The Bangladeshi authorities should halt the imminent execution of Motiur Rahman Nizami and impose a moratorium on the death penalty, Amnesty International said after the country’s Supreme Court rejected his final appeal today.
Nizami, the current chief of Bangladeshi political party Jamaat-e-Islami, was sentenced to death by the International Crimes Tribunal (ICT) in Bangladesh in October 2014. He was convicted of murder, rape and the mass killing of intellectuals during Bangladesh’s War of Independence in 1971.
“We are dismayed that the Supreme Court has upheld the conviction and death sentence against Motiur Rahman Nizami. The victims of the horrific events of the 1971 Liberation War deserve justice, but the death penalty is not the answer,” said Jameen Kaur, Amnesty International’s Campaigns Director for South Asia.
“Taking another life will just perpetuate the cycle of violence. We urge the Bangladeshi authorities to halt this execution immediately, and impose a moratorium on the implementation of the death penalty with a view to its eventual repeal.”
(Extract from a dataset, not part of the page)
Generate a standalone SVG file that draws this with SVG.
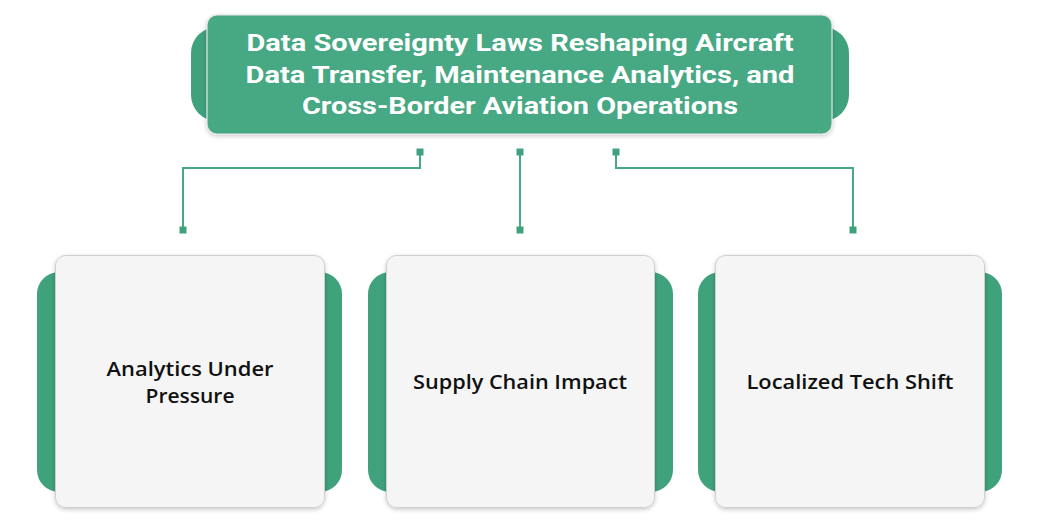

The government has a duty to ensure accountability for war crimes, and it is positive that the Bangladeshi authorities are taking steps in this direction. But many credible organizations including Amnesty International and the UN have raised serious and important issues around the fairness of the ICT trials which have not been addressed.
“Victims of past atrocities deserve better than a flawed process. Today’s decision has already triggered demonstrations across Bangladesh, and all sides must ensure that these do not turn violent. Security forces should ensure that the right to peaceful protest is respected, while political leaders on all sides should call on their supporters to refrain from human rights abuses,” said Kaur.
Amnesty International opposes the death penalty in all cases without exception regardless of the nature of the crime, the characteristics of the offender, or the method used by the state to kill the prisoner.
At least 197 people were sentenced to death in Bangladesh in 2015, including four people sentenced to death by the International Crimes Tribunal (ICT). Bangladesh carried out four executions in 2015, three of whom were sentenced by the ICT.
The ICT is a Bangladeshi court set up by the government in 2010 to investigate mass scale human rights violations committed during the Bangladeshi 1971 Independence War. Amnesty International welcomed the government’s move to bring those responsible to justice, but insisted that the accused should receive fair trials without recourse to the death penalty. The proceedings of the tribunal in previous cases were marked with severe irregularities and violations of the right to a fair trial.